What is asked
Reproduce the listing below exactly, beginning with its first line and ending with the line that holds "ax.plot(k_values, vals, label=lab, linewidth=2.2)"; pictures are not part of the copy.

● ● ● ● ● ● ●

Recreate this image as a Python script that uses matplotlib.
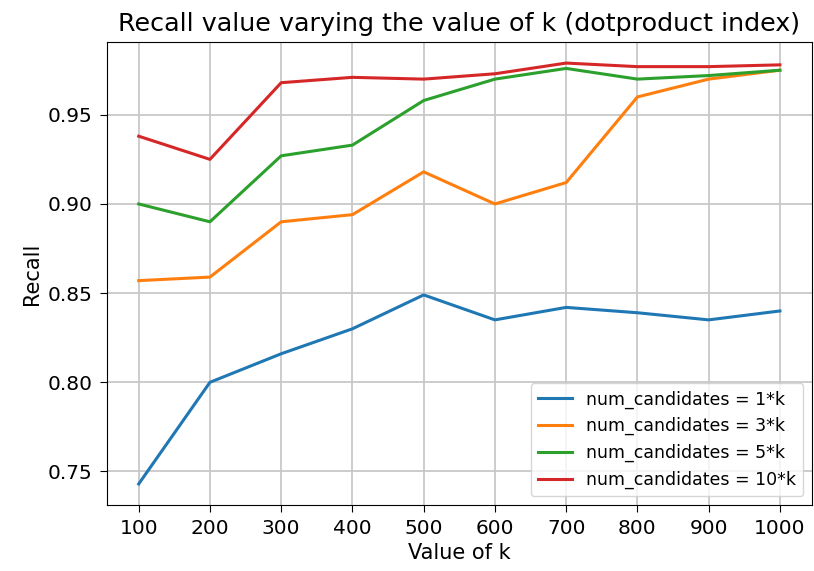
import matplotlib
matplotlib.use("Agg")
import matplotlib.pyplot as plt

# k values and recall per num_candidates multiplier
k_values = [100, 200, 300, 400, 500, 600, 700, 800, 900, 1000]
recall_1k = [0.743, 0.800, 0.816, 0.830, 0.849, 0.835, 0.842, 0.839, 0.835, 0.840]
recall_3k = [0.857, 0.859, 0.890, 0.894, 0.918, 0.900, 0.912, 0.960, 0.970, 0.975]
recall_5k = [0.900, 0.890, 0.927, 0.933, 0.958, 0.970, 0.976, 0.970, 0.972, 0.975]
recall_10k = [0.938, 0.925, 0.968, 0.971, 0.970, 0.973, 0.979, 0.977, 0.977, 0.978]
labels = ["num_candidates = 1*k", "num_candidates = 3*k",
          "num_candidates = 5*k", "num_candidates = 10*k"]

fig = plt.figure(figsize=(8.14, 5.71), dpi=100)
ax = fig.add_axes([0.131, 0.1156, 0.8665, 0.8108])

for vals, lab in zip([recall_1k, recall_3k, recall_5k, recall_10k], labels):
    ax.plot(k_values, vals, label=lab, linewidth=2.2)

ax.set_xticks(k_values)
ax.tick_params(labelsize=14.5, length=5, pad=5)
ax.set_xlabel("Value of k", fontsize=15, labelpad=4)
ax.set_ylabel("Recall", fontsize=15)
ax.set_title("Recall value varying the value of k (dotproduct index)", fontsize=18.3, pad=8)
ax.grid(True, linewidth=1.3, color="#c8c8c8")
ax.legend(loc="lower right", fontsize=12.5)

fig.savefig("out.png", dpi=100)
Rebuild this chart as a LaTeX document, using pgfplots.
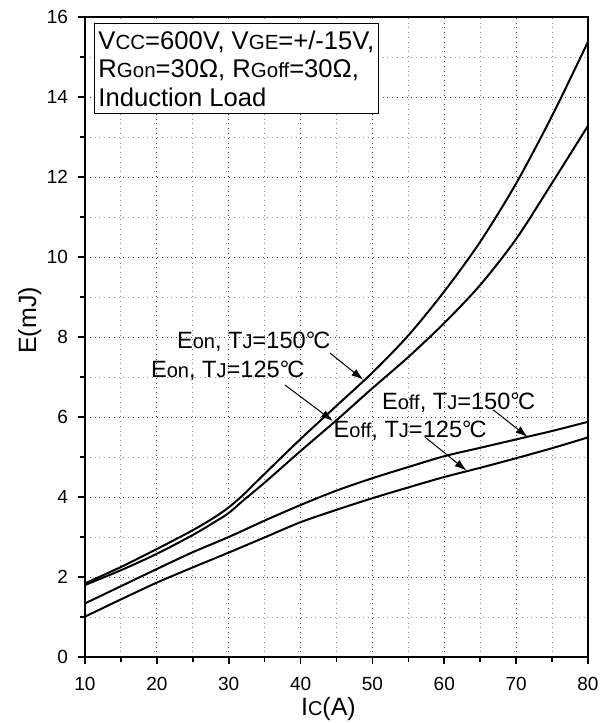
\documentclass[border=0pt]{standalone}
\usepackage{fontspec}
\setmainfont{Liberation Sans}
\usepackage{graphicx}
\usepackage{pgfplots}
\pgfplotsset{compat=1.18}
\usetikzlibrary{arrows.meta}
\newcommand\sm[1]{\scalebox{0.8}{#1}}
\newcommand\sn[1]{\scalebox{0.85}{#1}}
\newcommand\dg{°\kern-0.08em C}

\pgfplotstableread{
x y
10 1.84
15 2.25
20 2.70
25 3.17
28 3.49
30 3.74
32 4.05
35 4.58
40 5.45
45 6.28
50 7.11
55 8.04
60 9.14
65 10.38
70 11.84
75 13.53
80 15.38
}\eonhot

\pgfplotstableread{
x y
10 1.80
15 2.17
20 2.58
25 3.05
28 3.37
30 3.60
32 3.91
35 4.36
40 5.15
45 5.92
50 6.72
55 7.50
60 8.35
65 9.30
70 10.45
75 11.85
80 13.28
}\eonwarm

\pgfplotstableread{
x y
10 1.34
15 1.77
20 2.20
25 2.62
30 3.00
35 3.41
40 3.80
45 4.16
50 4.47
55 4.75
60 5.02
65 5.23
70 5.44
75 5.65
80 5.88
}\eoffhot

\pgfplotstableread{
x y
10 1.01
15 1.44
20 1.86
25 2.24
30 2.61
35 2.99
40 3.37
45 3.68
50 3.97
55 4.24
60 4.50
65 4.73
70 4.97
75 5.22
80 5.49
}\eoffwarm

\begin{document}
\begin{tikzpicture}
\begin{axis}[
  scale only axis,
  width=251.5pt, height=320pt,
  xmin=10, xmax=80, ymin=0, ymax=16,
  xtick={10,20,...,80}, ytick={0,2,...,16},
  minor x tick num=1, minor y tick num=1,
  tick align=outside, tick pos=left,
  major tick length=3.5pt, minor tick length=2.5pt,
  tick style={black, line width=0.8pt},
  axis line style={black, line width=1pt},
  grid=both,
  major grid style={dotted, black!75, line width=0.45pt},
  minor grid style={dotted, black!45, line width=0.45pt},
  /pgf/number format/assume math mode=true,
  ticklabel style={font=\fontsize{9.5}{11}\selectfont},
  xticklabel style={yshift=-3pt},
  yticklabel style={xshift=-1.5pt},
  xlabel={I\sm{C}(A)},
  label style={font=\fontsize{12.5}{14}\selectfont},
  xlabel style={at={(axis description cs:0.484,0)}, anchor=base, yshift=-29pt},
  clip=false,
]
\coordinate (bl) at (rel axis cs:0,0);
\coordinate (tr) at (rel axis cs:1,1);
\addplot[black, line width=1pt, smooth] table {\eonhot};
\addplot[black, line width=1pt, smooth] table {\eonwarm};
\addplot[black, line width=1pt, smooth] table {\eoffhot};
\addplot[black, line width=1pt, smooth] table {\eoffwarm};

\node[draw=black, line width=0.5pt, fill=white, anchor=north west, align=left,
  inner xsep=2pt, inner ysep=3.5pt, font=\fontsize{12.8}{14.35}\selectfont]
  at (axis cs:11.25,15.85)
  {V\sm{CC}=600V, V\sm{GE}=+/-15V,\\ R\sm{Gon}=30Ω, R\sm{Goff}=30Ω,\\ Induction Load};

\begin{scope}[every node/.style={inner sep=0pt, anchor=base west, font=\fontsize{11.8}{13}\selectfont}]
\node at (axis cs:22.76,7.7) {E\sn{on}, T\sn{J}=150\dg};
\node at (axis cs:19.14,6.99) {E\sn{on}, T\sn{J}=125\dg};
\node at (axis cs:51.29,6.19) {E\sn{off}, T\sn{J}=150\dg};
\node at (axis cs:44.56,5.49) {E\sn{off}, T\sn{J}=125\dg};
\end{scope}
\draw[-{Latex[length=6pt,width=4pt]}, line width=0.5pt] (axis cs:44.09,7.6) -- (axis cs:48.73,6.93);
\draw[-{Latex[length=6pt,width=4pt]}, line width=0.5pt] (axis cs:37.83,6.8) -- (axis cs:44.5,5.9);
\draw[-{Latex[length=6pt,width=4pt]}, line width=0.5pt] (axis cs:66.8,6.18) -- (axis cs:71.6,5.5);
\draw[-{Latex[length=6pt,width=4pt]}, line width=0.5pt] (axis cs:57.3,5.5) -- (axis cs:63.1,4.66);
\end{axis}
\node[rotate=90, anchor=base, font=\fontsize{12.5}{14}\selectfont]
  at ([xshift=-24.5pt]bl |- 0,168.3pt) {E(mJ)};
\pgfresetboundingbox
\path[use as bounding box] ([xshift=-42.5pt,yshift=-33pt]bl) rectangle ([xshift=6pt,yshift=8.5pt]tr);
\end{tikzpicture}
\end{document}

● ● ● ● ● ● ●

Result
Recreate this image as a Python script that uses matplotlib.
import matplotlib
matplotlib.use("Agg")
import matplotlib.pyplot as plt

# k values and recall per num_candidates multiplier
k_values = [100, 200, 300, 400, 500, 600, 700, 800, 900, 1000]
recall_1k = [0.743, 0.800, 0.816, 0.830, 0.849, 0.835, 0.842, 0.839, 0.835, 0.840]
recall_3k = [0.857, 0.859, 0.890, 0.894, 0.918, 0.900, 0.912, 0.960, 0.970, 0.975]
recall_5k = [0.900, 0.890, 0.927, 0.933, 0.958, 0.970, 0.976, 0.970, 0.972, 0.975]
recall_10k = [0.938, 0.925, 0.968, 0.971, 0.970, 0.973, 0.979, 0.977, 0.977, 0.978]
labels = ["num_candidates = 1*k", "num_candidates = 3*k",
          "num_candidates = 5*k", "num_candidates = 10*k"]

fig = plt.figure(figsize=(8.14, 5.71), dpi=100)
ax = fig.add_axes([0.131, 0.1156, 0.8665, 0.8108])

for vals, lab in zip([recall_1k, recall_3k, recall_5k, recall_10k], labels):
    ax.plot(k_values, vals, label=lab, linewidth=2.2)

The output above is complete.